Two men arrested as part of an investigation into banned neo-Nazi group National Action have been released without charge, police said.
Five men, including four serving soldiers, were held on suspicion of terror offences last week.
Three suspects, including a 24-year-old arrested in Cyprus who is understood to be a member of the Royal Anglian Regiment, remain in custody.
Detectives have granted extra time to interview him along with a 22-year-old man from Birmingham, and a 32-year-old man arrested in Powys.
West Midlands Police said a man from Northampton and another from Ipswich, both aged 24, were released without charge on Saturday, following enquiries.
All five men were arrested on suspicion of being concerned in the commission, preparation and instigation of acts of terrorism under Section 41 of the Terrorism Act 2000.
They were also arrested on suspicion of being a member of a proscribed organisation – National Action – under Section 11 of the Terrorism Act.
Police said the arrests were “pre-planned and intelligence-led”, adding “there was no threat to the public’s safety”.
Speaking to the Jewish News, ex-Commander of Forces in Afghanistan, Colonel Richard Kemp, insisted that extremism in the Army “is not a major problem and has never been”.
“Most soldiers keep away from politics and just get on with the job of defending our country which they do extremely well”.
“Because the forces reflect society there will always be isolated cases of wrong-doing in this area as in everything else.

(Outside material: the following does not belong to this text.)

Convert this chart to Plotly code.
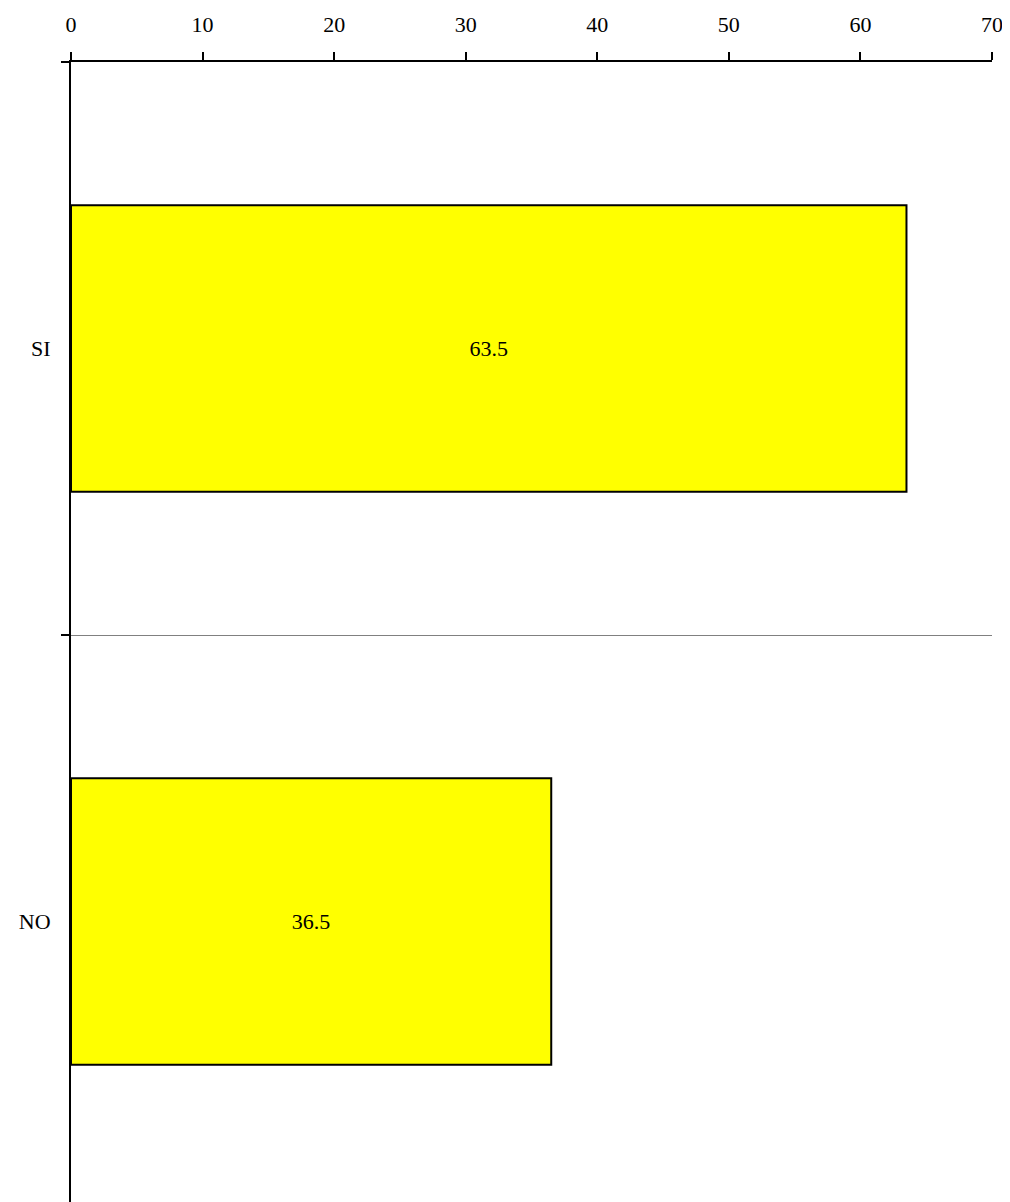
import plotly.graph_objects as go

categories = ["SI", "NO"]
values = [63.5, 36.5]
value_labels = ["63.5", "36.5"]
x_ticks = [0, 10, 20, 30, 40, 50, 60, 70]

FONT = "Liberation Serif, Times New Roman, serif"

fig = go.Figure(
    go.Bar(
        y=categories,
        x=values,
        orientation="h",
        width=0.5,
        marker=dict(color="#FFFF00", line=dict(color="black", width=2)),
        text=value_labels,
        textposition="inside",
        insidetextanchor="middle",
        textfont=dict(family=FONT, size=22, color="black"),
        hoverinfo="skip",
    )
)

fig.update_layout(
    width=994,
    height=1194,
    margin=dict(l=63, r=10, t=54, b=0, pad=0),
    plot_bgcolor="white",
    paper_bgcolor="white",
    showlegend=False,
    font=dict(family=FONT, size=22, color="black"),
    xaxis=dict(
        side="top",
        range=[0, 70],
        tickvals=x_ticks,
        ticktext=[str(v) for v in x_ticks],
        ticks="outside",
        ticklen=8,
        tickwidth=2,
        tickcolor="black",
        showline=True,
        linecolor="black",
        linewidth=2,
        showgrid=False,
        zeroline=False,
        ticklabelstandoff=11,
        ticklabeloverflow="allow",
        tickfont=dict(family=FONT, size=22, color="black"),
    ),
    yaxis=dict(
        type="category",
        categoryorder="array",
        categoryarray=categories,
        range=[1.4895, -0.5],
        tickson="boundaries",
        ticks="outside",
        ticklen=8,
        tickwidth=2,
        tickcolor="black",
        showline=True,
        linecolor="black",
        linewidth=2,
        showgrid=True,
        gridcolor="#808080",
        gridwidth=1,
        zeroline=False,
        ticklabelstandoff=14,
        tickfont=dict(family=FONT, size=22, color="black"),
    ),
)

fig.write_html("out.html")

But, the cohesion of the armed forces, the discipline and the leadership mean that criminal behaviour is proportionally much less than in society as a whole, and that includes extremist activities.
“The recent arrests are an isolated case and show how seriously the army takes any form of wrongdoing amongst its members.
National Action, described by the Home Office as “virulently racist, anti-Semitic and homophobic”, became the first extreme right-wing group to be banned under terrorism laws in December 2016.